Title: Eighty Days: Nellie Bly and Elizabeth Bisland’s History-Making Race Around the World
Author: Matthew Goodman
Source: from publisher for review
Fun Fact: In 1889, 1 out of every 300 people in the world lived in New York City.
Review Summary: An exciting adventure which will immerse you in the time period and introduce you to two fascinating protagonists.
In 1889, two young women set out to accomplish an astounding and previously fictional feat – traveling around the world in under eighty days. Both women were reporters, sponsored by their respective news papers to race around the world in opposite directions. This book chronicles their incredible adventure, with rich descriptions of the people involved and the places visited. We also get a glimpse of daily life in 1889 and the evolving place of women in American society.

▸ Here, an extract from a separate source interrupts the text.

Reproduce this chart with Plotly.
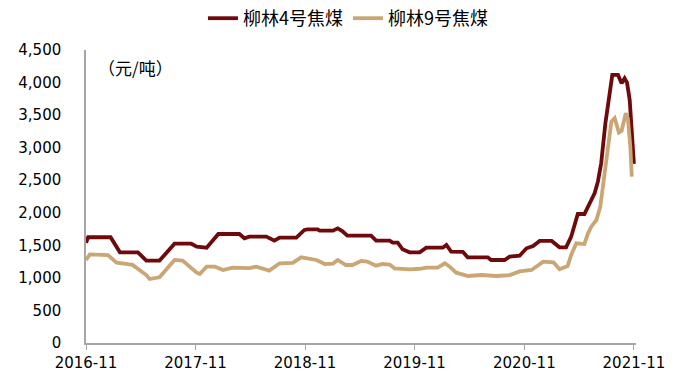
import plotly.graph_objects as go

# ---- data ----
dates_4 = ["2016-11-01","2016-11-08","2017-01-22","2017-02-22","2017-04-23","2017-05-21","2017-07-04",
           "2017-07-21","2017-08-23","2017-10-18","2017-11-05","2017-12-08","2018-01-16","2018-03-27",
           "2018-04-13","2018-04-29","2018-06-25","2018-07-22","2018-08-08","2018-10-03","2018-10-30",
           "2018-11-10","2018-12-13","2018-12-20","2019-02-02","2019-02-18","2019-03-05","2019-03-22",
           "2019-06-09","2019-06-26","2019-08-10","2019-08-20","2019-09-06","2019-09-22","2019-10-15",
           "2019-11-18","2019-12-10","2020-02-03","2020-02-15","2020-03-02","2020-04-10","2020-04-26",
           "2020-07-02","2020-07-13","2020-08-27","2020-09-13","2020-10-16","2020-11-08","2020-11-30",
           "2020-12-22","2021-01-31","2021-02-26","2021-03-20","2021-04-06","2021-04-17","2021-04-28",
           "2021-05-20","2021-06-06","2021-06-23","2021-07-04","2021-07-15","2021-07-29","2021-08-10",
           "2021-08-21","2021-09-09","2021-09-21","2021-10-01","2021-10-09","2021-10-18","2021-10-27",
           "2021-11-01"]
price_4 = [1540,1624,1624,1393,1393,1265,1265,
           1352,1525,1525,1480,1464,1674,1674,
           1608,1633,1633,1571,1618,1618,1736,
           1746,1746,1725,1725,1761,1720,1648,
           1648,1571,1571,1541,1541,1439,1393,
           1393,1464,1464,1505,1403,1400,1316,
           1316,1275,1275,1326,1340,1454,1490,
           1567,1567,1470,1470,1633,1812,1981,
           1981,2146,2299,2478,2760,3375,3784,
           4117,4117,3989,4066,4000,3732,3118,
           2750]

dates_9 = ["2016-11-01","2016-11-14","2017-01-13","2017-02-11","2017-03-26","2017-04-05","2017-05-21",
           "2017-06-01","2017-07-04","2017-08-23","2017-09-19","2017-11-05","2017-11-15","2017-12-08",
           "2018-01-05","2018-02-01","2018-03-04","2018-04-29","2018-05-22","2018-07-05","2018-08-08",
           "2018-09-21","2018-10-19","2018-11-17","2018-12-09","2019-01-06","2019-02-02","2019-02-18",
           "2019-03-17","2019-04-08","2019-05-07","2019-05-27","2019-06-26","2019-07-17","2019-08-10",
           "2019-08-26","2019-10-15","2019-11-18","2019-12-10","2020-01-17","2020-02-10","2020-02-26",
           "2020-03-19","2020-04-27","2020-06-11","2020-07-31","2020-09-13","2020-10-16","2020-11-25",
           "2021-01-03","2021-02-06","2021-02-26","2021-03-25","2021-04-06","2021-04-23","2021-05-20",
           "2021-06-01","2021-06-12","2021-06-29","2021-07-12","2021-07-23","2021-08-07","2021-08-18",
           "2021-08-29","2021-09-12","2021-09-21","2021-10-05","2021-10-12","2021-10-20","2021-10-25"]
price_9 = [1275,1362,1350,1234,1209,1200,1044,
           983,1009,1275,1265,1080,1060,1172,
           1172,1121,1157,1150,1172,1111,1224,
           1230,1316,1285,1275,1213,1220,1275,
           1198,1198,1260,1250,1188,1213,1205,
           1147,1132,1140,1157,1157,1224,1172,
           1080,1029,1044,1029,1044,1100,1121,
           1249,1240,1132,1183,1352,1531,1520,
           1685,1787,1889,2094,2504,3016,3400,
           3452,3232,3260,3528,3450,3016,2555]

series_names = ["柳林4号焦煤", "柳林9号焦煤"]
tick_vals = ["2016-11-01","2017-11-01","2018-11-01","2019-11-01","2020-11-01","2021-11-01"]
tick_text = ["2016-11","2017-11","2018-11","2019-11","2020-11","2021-11"]
unit_label = "（元/吨）"

TICKFONT = dict(family="DejaVu Sans, Liberation Sans, sans-serif", size=15, color="black")
CJK = "Noto Sans CJK SC, DejaVu Sans, sans-serif"

fig = go.Figure()
fig.add_trace(go.Scatter(x=dates_4, y=price_4, name=series_names[0], mode="lines",
                         line=dict(color="#6E0A0C", width=3.8)))
fig.add_trace(go.Scatter(x=dates_9, y=price_9, name=series_names[1], mode="lines",
                         line=dict(color="#C9A673", width=3.8)))

fig.update_layout(
    width=689, height=381,
    margin=dict(l=86, r=53, t=50, b=38, autoexpand=False),
    plot_bgcolor="white", paper_bgcolor="white",
    font=dict(family=CJK, size=14, color="black"),
    showlegend=True,
    legend=dict(orientation="h", xref="container", yref="container",
                x=0.505, xanchor="center", y=1.0, yanchor="top",
                font=dict(size=18, family=CJK), itemwidth=30, tracegroupgap=0,
                bgcolor="rgba(0,0,0,0)"),
    xaxis=dict(type="date", range=["2016-11-01", "2021-11-08"],
               tickvals=tick_vals, ticktext=tick_text,
               showgrid=False, zeroline=False, automargin=False,
               showline=True, linecolor="#A6A6A6", linewidth=1.5,
               ticks="outside", tickcolor="#A6A6A6", ticklen=5, tickwidth=1,
               tickfont=TICKFONT),
    yaxis=dict(range=[0, 4500], dtick=500, tickformat=",",
               showgrid=False, zeroline=False, automargin=False,
               showline=True, linecolor="#A6A6A6", linewidth=1.5,
               ticks="", ticklabelstandoff=20,
               tickfont=TICKFONT),
    annotations=[dict(text=unit_label, xref="paper", yref="paper",
                      x=0.018, y=0.99, xanchor="left", yanchor="top",
                      showarrow=False, font=dict(size=17, family=CJK))],
)

fig.write_html("out.html", config={"displayModeBar": False},
               post_script="document.body.style.margin='0';document.body.style.padding='0';")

As with most narrative non-fiction, I liked that this book read like an adventure story but with an extra dash of excitement because the events described are real. The author did an admirable job taking advantage of this, spicing up the narrative with seamlessly integrated pictures and quotes. The descriptions were almost as good as the pictures for letting you see what the protagonists would have seen. There are certainly enough descriptions of the amazing places the two women visited to satisfy any fan of the travel memoir (although the specifics are, of course, about 100 years out of date!). The only complaint I might have with the writing is this: the digressions to talk about specific people often started before we knew how each person connects to the main narrative. This made the beginning of the digressions a little jarring.
I did, however, enjoy these digressions. I prefer narrative non-fiction to be approximately half about events and half about specific people involved, with a dash of social commentary on the side. This book was just the right mix of those elements. The book was made more interesting by the very different personalities of the two women and the different tourist activities they each made time for. These differences meant that even when the two women stopped in the same ports, their stories were never redundant. I found this a light, enjoyable read and would recommend it to fans of historical fiction and adventure stories, as well as readers who enjoy travel memoirs.